Herb Ritts : des photos d'une perfection inhumaine
Les images du célèbre photographe américain sont actuellement exposées à Paris. L'occasion de revenir sur un style unique et étrange, où son obsession plastique vide les modèles de toute émotion, transformant les êtres en statues.
Herb Ritts (1952-2002) a la réputation justifiée d’être un photographe de célébrités. Ses portraits de Madonna adoptant une pose sensuelle à la Marilyn Monroe, de Richard Gere en dur à cuire, ou encore de Jack Nicholson grotesquement grimé comme le personnage du Joker de Batman, ont régulièrement illustré les pages des magazines people.
Son œuvre ne s’est toutefois pas limitée à déifier les stars qui alimentent les pauvres mythologies de nos sociétés médiatiques. Objet d’une rétrospective à la MEP, ce gosse d’une famille fortunée de Los Angeles, un autodidacte en photo diplômé à l’origine en économie, développait à côté de son travail pour Harper’s Bazaar, Rolling Stone, Vanity Fairet Vogue, une œuvre personnelle traversée de géniales fulgurances.
Dans une image, le corps d’une femme nue est à moitié immergé dans l’eau. Elle s’est renversée en arrière, et son corps est pris de telle façon qu’il semble confectionné de facettes, comme dans une peinture cubiste s’harmonisant à la perfection avec les vagues anguleuses d’une mer hachée.
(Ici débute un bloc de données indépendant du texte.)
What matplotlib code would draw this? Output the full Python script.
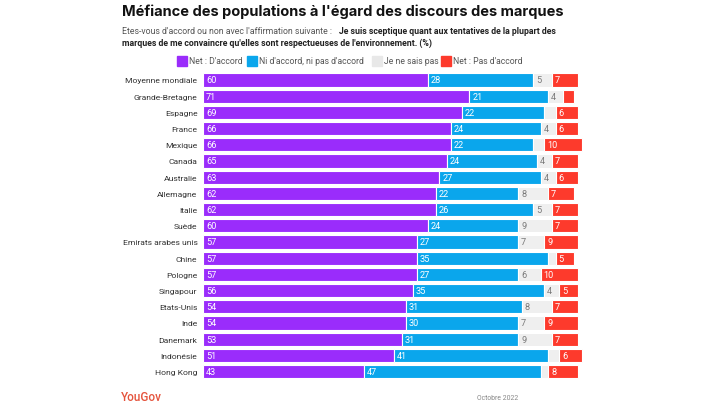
import matplotlib
matplotlib.use("Agg")
import matplotlib.pyplot as plt
from matplotlib.patches import Rectangle

countries = ["Moyenne mondiale", "Grande-Bretagne", "Espagne", "France", "Mexique",
             "Canada", "Australie", "Allemagne", "Italie", "Suède",
             "Emirats arabes unis", "Chine", "Pologne", "Singapour", "Etats-Unis",
             "Inde", "Danemark", "Indonésie", "Hong Kong"]
accord = [60, 71, 69, 66, 66, 65, 63, 62, 62, 60, 57, 57, 57, 56, 54, 54, 53, 51, 43]
neutre = [28, 21, 22, 24, 22, 24, 27, 22, 26, 24, 27, 35, 27, 35, 31, 30, 31, 41, 47]
nsp = [5, 4, 3, 4, 3, 4, 4, 8, 5, 9, 7, 2, 6, 4, 8, 7, 9, 3, 2]
pas_accord = [7, 3, 6, 6, 10, 7, 6, 7, 7, 7, 9, 5, 10, 5, 7, 9, 7, 6, 8]
series_names = ["Net : D'accord", "Ni d'accord, ni pas d'accord", "Je ne sais pas", "Net : Pas d'accord"]

colors = ["#9a2cfb", "#0aa6ec", "#efefef", "#fd3a2c"]
text_colors = ["white", "white", "#7a7a7a", "white"]

plt.rcParams['font.family'] = ['Roboto', 'DejaVu Sans']

W, H = 728, 410
fig = plt.figure(figsize=(7.28, 4.10), dpi=100)
fig.canvas.draw()
R = fig.canvas.get_renderer()


def fit(t, width_px):
    bb = t.get_window_extent(R)
    t.set_fontsize(t.get_fontsize() * width_px / bb.width)
    return t


ax = fig.add_axes([203/W, 0.0715, 382.5/W, 0.7507])

series = [accord, neutre, nsp, pas_accord]
ypos = list(range(len(countries)))
left = [0]*len(countries)
for s, vals in enumerate(series):
    ax.barh(ypos, vals, left=left, height=0.82, color=colors[s],
            edgecolor="white", linewidth=0.8)
    for i, v in enumerate(vals):
        if v >= 4:
            ax.text(left[i] + 0.8, i, str(v), ha="left", va="center",
                    fontsize=6.6, color=text_colors[s])
    left = [l + v for l, v in zip(left, vals)]

ax.set_xlim(0, 102)
ax.set_ylim(len(countries) - 0.5, -0.5)
ax.set_yticks(ypos)
ax.set_yticklabels(countries, fontsize=6.1, color="#333333")
ax.tick_params(axis="y", length=0, pad=4)
ax.set_xticks([])
for sp in ax.spines.values():
    sp.set_visible(False)

title = fig.text(122/W, 1 - 12/H, "Méfiance des populations à l'égard des discours des marques",
                 fontsize=11, fontweight="bold", color="#111111", va="center", ha="left",
                 family=['Inter', 'DejaVu Sans'])
fit(title, 443)
sub1 = fig.text(122/W, 1 - 31/H, "Etes-vous d'accord ou non avec l'affirmation suivante :",
                fontsize=6, color="#555555", va="center", ha="left")
fit(sub1, 213)
sub3 = fig.text(122/W, 1 - 43/H, "marques de me convaincre qu'elles sont respectueuses de l'environnement. (%)",
                fontsize=6, fontweight="bold", color="#222222", va="center", ha="left")
fit(sub3, 313)
sub2 = fig.text(339/W, 1 - 31/H, "Je suis sceptique quant aux tentatives de la plupart des",
                fontsize=sub3.get_fontsize(), fontweight="bold", color="#222222",
                va="center", ha="left")

# legend
sq_x = [177, 247, 372, 441]
ly = 1 - 62/H
probe = fig.text(0, 0, series_names[1], fontsize=6)
fit(probe, 107)
lfs = probe.get_fontsize()
probe.remove()
for s in range(4):
    fig.patches.append(Rectangle((sq_x[s]/W, ly - 5/H), 10/W, 10/H,
                                 transform=fig.transFigure,
                                 color=colors[s] if s != 2 else "#e8e8e8"))
    fig.text((sq_x[s] + 12)/W, ly, series_names[s], fontsize=lfs, color="#555555",
             va="center", ha="left")

yg = fig.text(121/W, 1 - 398/H, "YouGov", fontsize=9, color="#e5543d", va="center", ha="left",
              fontweight="medium")
fit(yg, 41)
oc = fig.text(477/W, 1 - 399/H, "Octobre 2022", fontsize=5, color="#888888", va="center", ha="left")
fit(oc, 42)

fig.savefig("out.png", dpi=100, facecolor="white")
Dans une autre, le modèle a les pieds bien au sec. Le cliché est pris dans le désert, l’un des décors fétiches de Ritts. Le mannequin tient au-dessus de sa tête un arbuste aux branches sèches comme une chevelure ombreuse. Le système capillaire inspire l’artiste américain. Il est en quête permanente du cliché qui ne s’oublie pas. C'est souvent le cas, comme avec le portrait de groupe des modèles stars de la mode de la fin des années 1980, « Stéphanie, Cindy, Christy, Tatjana, Naomie », blotties les unes contres les autres comme des oisillons frissonnants se tenant chaud dans le nid douillet de la beauté et de la notoriété.
Obsession mentale
Mais celle que l’on préfère, et de loin, est la photo de cette femme dont on ne voit pas le visage. Un voile noir épouse son sexe, il se développe à partir de lui, le prolonge comme un nuage vaporeux qui envahit tout le corps comme une obsession mentale. C’est superbe. Mais alors pourquoi, au fil de l’exposition, un malaise s’installe-t-il ?
Herb Ritts a le goût des photographies de corps nus. Comme celui de ce modèle noir aux formes sculpturales habillé de ses seuls talons aiguilles. On pense aussitôt à une image qu’aurait pu faire Helmut Newton (1920-2004). Sauf que le photographe allemand lui aurait donné une présence charnelle, une personnalité écrasante (Newton adorait être dominé par ses modèles), quelque chose de personnel, ne serait-ce qu’une pose provocatrice.
Alors que Ritts représente cette femme comme une sculpture, un robot, un objet parfait, sans pensée, sans âme, sans émotion. Un corps qui ne transpire pas, qui ne connaît ni le chaud, ni le froid, ni les factures de gaz à payer en fin de mois. Sans avoir l’aura d’une personnalité people.
Force ou faiblesse ?
Le photographe américain avait un goût très prononcé pour la statuaire antique dont il s’inspire d’évidence pour ses nus d’hommes, comme l’avait également fait son compatriote Robert Mapplethorpe (1946-1989). Ce dernier y exprimait ses désirs des beaux corps, son appétit d’ogre pour les personnes de son sexe. Ritts, lui, ne s’attache toujours qu’à la plastique parfaite de ses modèles. Il les rend irréels. Si l’on ne craignait pas de pousser le bouchon un peu trop loin, on dirait que ses images ont une vague familiarité avec les corps musclés, parfaits, exhibés par les régimes nazis et staliniens dans les années 1920 et 1930 à des fins de propagande, et traités comme les simples rouages d’un mécanisme déshumanisé au seul service d’une idéologie totalitaire. Rien ne permet de dire que Ritts partageait, même de loin, de pareilles idées. Mais en tout cas, voilà ce qui effraye chez lui, ou au mieux finit par laisser le spectateur de marbre : son goût de la perfection.